Data upload is generally a hassle in many ways, so automating this process saves a significant amount of time.

  • What impact do tools that only record the topics needed for each event have on your data workflows?

There are several benefits. First, reducing the amount of data uploaded can lower storage costs, but more importantly, it makes the upload process easier and reduces the need to physically connect to the device to transfer data.
By minimizing the amount of data uploaded, it also reduces the effort required to analyze and organize it, which is often a bottleneck and a source of data loss. If data is not analyzed or organized quickly, it tends to get lost. Since the data is associated with an event and there’s a programmatic interface to add metadata, the tagging and organizing process is also partially automated.

  • How does the triggered-based event on any signal help you monitor your systems more efficiently?

You can never precisely predict what everyone will need, so it's best to allow users to configure triggers themselves, giving them the freedom to be creative in deciding how and based on which signals they create triggers.

Running a data collection campaign to build an object detection validation dataset. With 3 different vehicles with each 6 lidars and other sensors, and different hardware, it’s going to be a lot of work to process the terabytes of data produced.

3. Business Case Rationale for Using Heex Technologies

  • Question 6: From a business perspective, what is the rationale for adopting a tool like Heex Technologies for your activities?

For me, the rationale is to support the ongoing building and maintenance of a robotic dataset, which is absolutely critical for efficiently producing reliable software, by recording more data (don’t underestimate how much data is 'trashed' on-premise) and ensuring the data is more relevant. Automating data recording and uploads frees up time for operators and reduces the need for data collection campaigns. Perhaps most importantly, it enables more collaborative data management through a web platform, encouraging more data initiatives from developers and reducing friction in their daily work.
In general, thanks to its ease of use, graphical interface, and collaborative nature, Heex’s product enhances data awareness within the team, boosts initiative, engagement, and innovation, and helps promote a vision of better software infrastructure and automation, all without needing to secure large amounts of resources upfront.

  • Question 7: Could you highlight the specific cost savings and efficiency improvements you’ve seen (or expect to see) by using Heex Technologies compared to traditional methods like continuous recording and on-premise data curation?

I would expect much less friction in delivering data to developers, along with a reduction in data loss and an increase in the size and quality of my datasets. I would also expect to see less uncurated and useless data stored in the cloud

  • Question 8: Finally, how do you see Heex Technologies evolving or continuing to add value to the robotics software industry in the future?

I believe that in the future, it will be mandatory for every robotics company, big or small, to have a large collection of high-quality data points, and Heex’s product is a great step in that direction. There likely isn’t a one-size-fits-all solution for data management in robotics, and companies will need to use a variety of tools. These tools must be open, customizable, extendable, and able to integrate with others.

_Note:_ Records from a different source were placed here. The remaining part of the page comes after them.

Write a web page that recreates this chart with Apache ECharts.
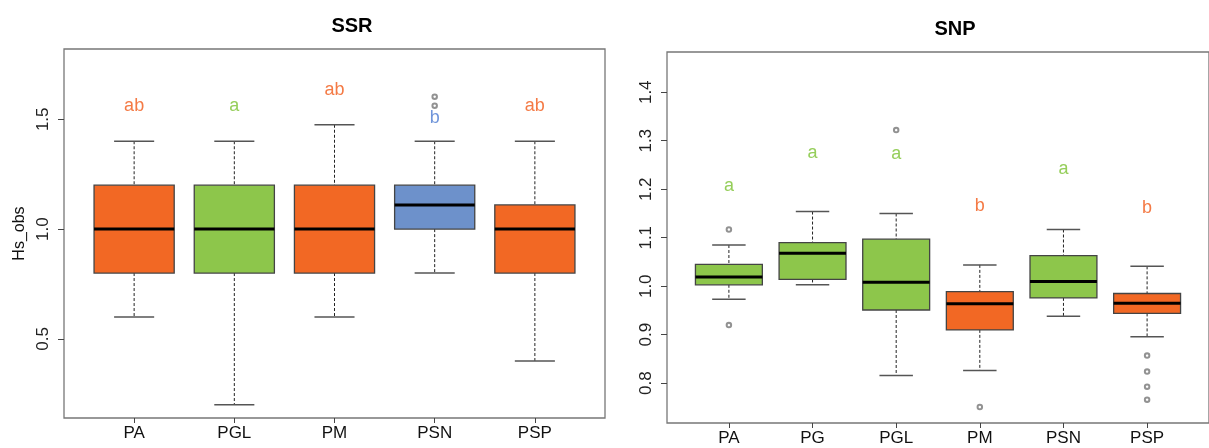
<!DOCTYPE html>
<html>
<head>
<meta charset="utf-8">
<script src="https://cdn.jsdelivr.net/npm/echarts@6/dist/echarts.min.js"></script>
<style>
  html, body { margin: 0; padding: 0; background: #fff; }
  #chart { width: 1209px; height: 448px; }
</style>
</head>
<body>
<div id="chart"></div>
<script>
// SSR panel
var ssrCats = ['PA', 'PGL', 'PM', 'PSN', 'PSP']
// [min, Q1, median, Q3, max]
var ssrStats = [
  [0.6, 0.8, 1.0, 1.2, 1.4],
  [0.2, 0.8, 1.0, 1.2, 1.4],
  [0.6, 0.8, 1.0, 1.2, 1.475],
  [0.8, 1.0, 1.11, 1.2, 1.4],
  [0.4, 0.8, 1.0, 1.11, 1.4],
]
var ssrGroup = ['o', 'g', 'o', 'b', 'o']
var ssrOutliers = [[4, 1.562], [4, 1.603]]
var ssrLetters = ['ab', 'a', 'ab', 'b', 'ab']
var ssrLetterY = [1.56, 1.56, 1.635, 1.505, 1.56]
var ssrTicks = [0.5, 1.0, 1.5]

// SNP panel
var snpCats = ['PA', 'PG', 'PGL', 'PM', 'PSN', 'PSP']
var snpStats = [
  [0.973, 1.003, 1.019, 1.045, 1.085],
  [1.003, 1.014, 1.068, 1.09, 1.154],
  [0.816, 0.951, 1.008, 1.097, 1.15],
  [0.826, 0.91, 0.964, 0.989, 1.044],
  [0.938, 0.976, 1.01, 1.063, 1.117],
  [0.896, 0.944, 0.965, 0.985, 1.041],
]
var snpGroup = ['g', 'g', 'g', 'o', 'g', 'o']
var snpOutliers = [
  [1, 1.117], [1, 0.92], [3, 1.322], [4, 0.751],
  [6, 0.857], [6, 0.824], [6, 0.793], [6, 0.766],
]
var snpLetters = ['a', 'a', 'a', 'b', 'a', 'b']
var snpLetterY = [1.206, 1.275, 1.272, 1.166, 1.241, 1.161]
var snpTicks = [0.8, 0.9, 1.0, 1.1, 1.2, 1.3, 1.4]

var boxFill = { o: '#F26824', g: '#8DC64B', b: '#6D91CB' }
var letterFill = { o: '#F47A45', g: '#95CE5A', b: '#7095DA' }
var font = 'Liberation Sans, Arial, sans-serif'

function renderBox(params, api) {
  var x = api.value(0)
  var lo = api.coord([x, api.value(1)])
  var q1 = api.coord([x, api.value(2)])
  var md = api.coord([x, api.value(3)])
  var q3 = api.coord([x, api.value(4)])
  var hi = api.coord([x, api.value(5)])
  var w = api.size([0.8, 0])[0]
  var cx = lo[0]
  var dash = { stroke: '#222', lineWidth: 1, lineDash: [3, 2] }
  var cap = { stroke: '#555', lineWidth: 1.5 }
  return {
    type: 'group',
    children: [
      { type: 'line', shape: { x1: cx, y1: hi[1], x2: cx, y2: q3[1] }, style: dash },
      { type: 'line', shape: { x1: cx, y1: q1[1], x2: cx, y2: lo[1] }, style: dash },
      { type: 'line', shape: { x1: cx - w / 4, y1: hi[1], x2: cx + w / 4, y2: hi[1] }, style: cap },
      { type: 'line', shape: { x1: cx - w / 4, y1: lo[1], x2: cx + w / 4, y2: lo[1] }, style: cap },
      {
        type: 'rect',
        shape: { x: cx - w / 2, y: q3[1], width: w, height: q1[1] - q3[1] },
        style: { fill: api.visual('color'), stroke: '#444', lineWidth: 1.3 },
      },
      { type: 'line', shape: { x1: cx - w / 2, y1: md[1], x2: cx + w / 2, y2: md[1] }, style: { stroke: '#000', lineWidth: 3 } },
    ],
  }
}

function renderLetter(params, api) {
  var p = api.coord([api.value(0), api.value(1)])
  return {
    type: 'text',
    x: p[0],
    y: p[1],
    style: {
      text: api.value(2),
      fill: api.visual('color'),
      fontSize: 18,
      fontFamily: font,
      align: 'center',
      verticalAlign: 'middle',
    },
  }
}

function boxData(stats, group) {
  return stats.map(function (s, i) {
    return { value: [i + 1].concat(s), itemStyle: { color: boxFill[group[i]] } }
  })
}
function letterData(letters, ys, group) {
  return letters.map(function (t, i) {
    return { value: [i + 1, ys[i], t], itemStyle: { color: letterFill[group[i]] } }
  })
}
function seq(n) {
  var a = []
  for (var i = 1; i <= n; i++) a.push(i)
  return a
}

function xAxis(idx, cats, min, max) {
  return {
    type: 'value', gridIndex: idx, min: min, max: max,
    splitLine: { show: false },
    axisLine: { show: false },
    axisTick: { show: true, length: 5, customValues: seq(cats.length), lineStyle: { color: '#444' } },
    axisLabel: {
      customValues: seq(cats.length), margin: 7, fontSize: 17, fontFamily: font, color: '#111',
      formatter: function (v) { return cats[Math.round(v) - 1] },
    },
  }
}
function yAxis(idx, ticks, min, max, name) {
  return {
    type: 'value', gridIndex: idx, min: min, max: max,
    name: name, nameLocation: 'middle', nameGap: 36,
    nameTextStyle: { fontSize: 16, fontFamily: font, color: '#111' },
    splitLine: { show: false },
    axisLine: { show: false },
    axisTick: { show: true, length: 6, customValues: ticks, lineStyle: { color: '#444' } },
    axisLabel: {
      customValues: ticks, rotate: 90, margin: 12, fontSize: 17, fontFamily: font, color: '#222',
      formatter: function (v) { return v.toFixed(1) },
    },
  }
}

var myChart = echarts.init(document.getElementById('chart'))
var option = {
  animation: false,
  title: [
    { text: 'SSR', left: 347, top: 11, textAlign: 'center', textStyle: { fontSize: 20, fontWeight: 'bold', fontFamily: font, color: '#000' } },
    { text: 'SNP', left: 950, top: 14, textAlign: 'center', textStyle: { fontSize: 20, fontWeight: 'bold', fontFamily: font, color: '#000' } },
  ],
  grid: [
    { left: 64, right: 604, top: 49, bottom: 30, show: true, borderColor: '#777', borderWidth: 1.3 },
    { left: 667, right: 0, top: 52, bottom: 25, show: true, borderColor: '#777', borderWidth: 1.3 },
  ],
  xAxis: [xAxis(0, ssrCats, 0.3, 5.7), xAxis(1, snpCats, 0.26, 6.74)],
  yAxis: [yAxis(0, ssrTicks, 0.14, 1.82, 'Hs_obs'), yAxis(1, snpTicks, 0.718, 1.483, '')],
  series: [
    { type: 'custom', xAxisIndex: 0, yAxisIndex: 0, renderItem: renderBox, data: boxData(ssrStats, ssrGroup) },
    { type: 'custom', xAxisIndex: 1, yAxisIndex: 1, renderItem: renderBox, data: boxData(snpStats, snpGroup) },
    {
      type: 'scatter', xAxisIndex: 0, yAxisIndex: 0, symbol: 'emptyCircle', symbolSize: 4.5,
      itemStyle: { color: '#777', borderWidth: 1 }, data: ssrOutliers,
    },
    {
      type: 'scatter', xAxisIndex: 1, yAxisIndex: 1, symbol: 'emptyCircle', symbolSize: 4.5,
      itemStyle: { color: '#777', borderWidth: 1 }, data: snpOutliers,
    },
    { type: 'custom', xAxisIndex: 0, yAxisIndex: 0, renderItem: renderLetter, data: letterData(ssrLetters, ssrLetterY, ssrGroup) },
    { type: 'custom', xAxisIndex: 1, yAxisIndex: 1, renderItem: renderLetter, data: letterData(snpLetters, snpLetterY, snpGroup) },
  ],
}
myChart.setOption(option)
</script>
</body>
</html>
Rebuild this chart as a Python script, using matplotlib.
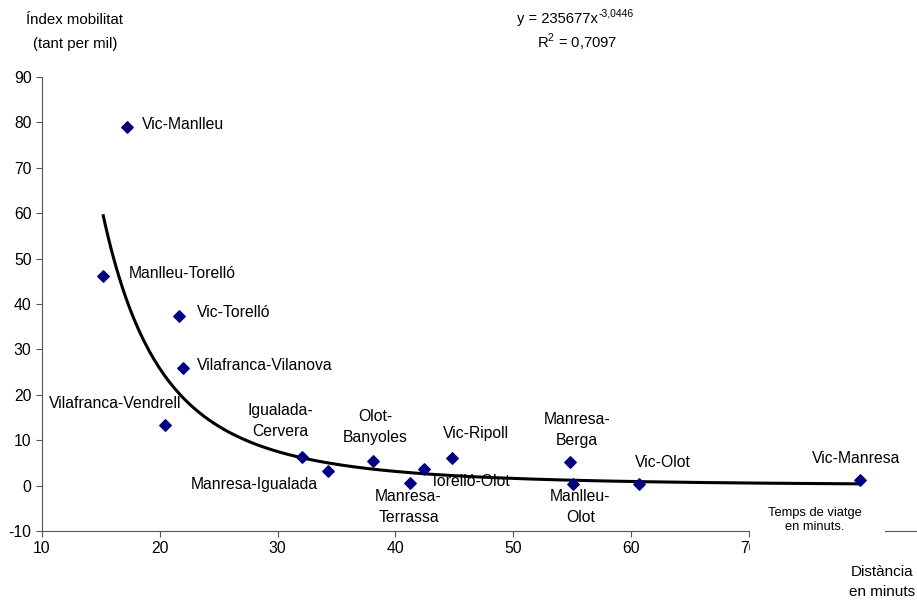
import numpy as np
import matplotlib
matplotlib.use('Agg')
import matplotlib.pyplot as plt
from matplotlib.patches import Rectangle

plt.rcParams['font.family'] = ['Liberation Sans', 'DejaVu Sans']
plt.rcParams['axes.unicode_minus'] = False

# dades: temps de viatge (minuts) i index de mobilitat (tant per mil)
noms = ['Vic-Manlleu', 'Manlleu-Torelló', 'Vic-Torelló', 'Vilafranca-Vilanova',
        'Vilafranca-Vendrell', 'Igualada-\nCervera', 'Manresa-Igualada',
        'Olot-\nBanyoles', 'Manresa-\nTerrassa', 'Torelló-Olot', 'Vic-Ripoll',
        'Manresa-\nBerga', 'Manlleu-\nOlot', 'Vic-Olot', 'Vic-Manresa']
temps = [17.2, 15.2, 21.6, 22.0, 20.4, 32.1, 34.3, 38.1, 41.2, 42.4, 44.8,
         54.8, 55.1, 60.7, 79.4]
index = [79.0, 46.1, 37.4, 25.9, 13.3, 6.3, 3.2, 5.4, 0.6, 3.6, 6.1,
         5.2, 0.4, 0.4, 1.2]

# linia de tendencia potencial
coef_a = 235677
coef_b = -3.0446

# posicio de les etiquetes (offset en pixels respecte del punt)
offsets = [(15, 2, 'left'), (25, 3, 'left'), (18, 3, 'left'), (14, 3, 'left'),
           (-49, 22, 'center'), (-22, 36, 'center'), (-74, -13, 'center'),
           (2, 34, 'center'), (-1, -24, 'center'), (46, -12, 'center'),
           (24, 24, 'center'), (7, 32, 'center'), (7, -23, 'center'),
           (24, 21, 'center'), (-3, 22, 'center')]

fig = plt.figure(figsize=(9.17, 6), dpi=100)
ax = fig.add_axes([42 / 917, 69 / 600, 1 - 42 / 917, 454 / 600])

xs = np.linspace(min(temps), max(temps), 300)
ax.plot(xs, coef_a * xs ** coef_b, color='black', lw=2.2, zorder=2)
ax.scatter(temps, index, marker='D', s=34, color='#000080', zorder=3)

for nom, x, y, (dx, dy, ha) in zip(noms, temps, index, offsets):
    ax.annotate(nom, (x, y), xytext=(dx, dy), textcoords='offset pixels',
                ha=ha, va='center', fontsize=11.3, linespacing=1.5)

ax.set_xlim(10, 10 + 875 / 117.8 * 10)
ax.set_ylim(-10, 90)
ax.set_xticks(np.arange(10, 90, 10))
ax.set_yticks(np.arange(-10, 100, 10))
ax.tick_params(labelsize=11.3, length=4, width=0.8, color='#555555')
for s in ['top', 'right']:
    ax.spines[s].set_visible(False)
for s in ['left', 'bottom']:
    ax.spines[s].set_color('#555555')
    ax.spines[s].set_linewidth(0.8)

fig.text(75 / 917, 1 - 20 / 600, 'Índex mobilitat', ha='center', va='center', fontsize=10.8)
fig.text(75 / 917, 1 - 44 / 600, '(tant per mil)', ha='center', va='center', fontsize=10.8)
fig.text(598 / 917, 1 - 19 / 600, 'y = 235677x', ha='right', va='center', fontsize=10.6)
fig.text(599 / 917, 1 - 13 / 600, '-3,0446', ha='left', va='center', fontsize=7.5)
fig.text(577 / 917, 1 - 42 / 600, r'R$^{\mathregular{2}}$ = 0,7097',
         ha='center', va='center', fontsize=10.6)

# caixa blanca que tapa l'eix
fig.patches.append(Rectangle((750 / 917, 42 / 600), 135 / 917, 68 / 600,
                             transform=fig.transFigure, facecolor='white',
                             edgecolor='none', zorder=5))
fig.text(815 / 917, 1 - 513 / 600, 'Temps de viatge', ha='center', va='center',
         fontsize=9.3, zorder=6)
fig.text(815 / 917, 1 - 527 / 600, 'en minuts.', ha='center', va='center',
         fontsize=9.3, zorder=6)

fig.text(882 / 917, 1 - 572 / 600, 'Distància', ha='center', va='center', fontsize=11)
fig.text(882 / 917, 1 - 592 / 600, 'en minuts', ha='center', va='center', fontsize=11)

fig.savefig('out.png', dpi=100)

Antoine Bassoul’s insights shed light on the critical challenges and innovations in robotics data management. From foundational issues like data curation and tagging to the transformative impact of tools like Heex Technologies, his expertise highlights the growing importance of efficient, collaborative, and automated data workflows in advancing robotics software development. As the industry evolves, solutions that streamline data management and foster innovation will be key to unlocking the full potential of robotics.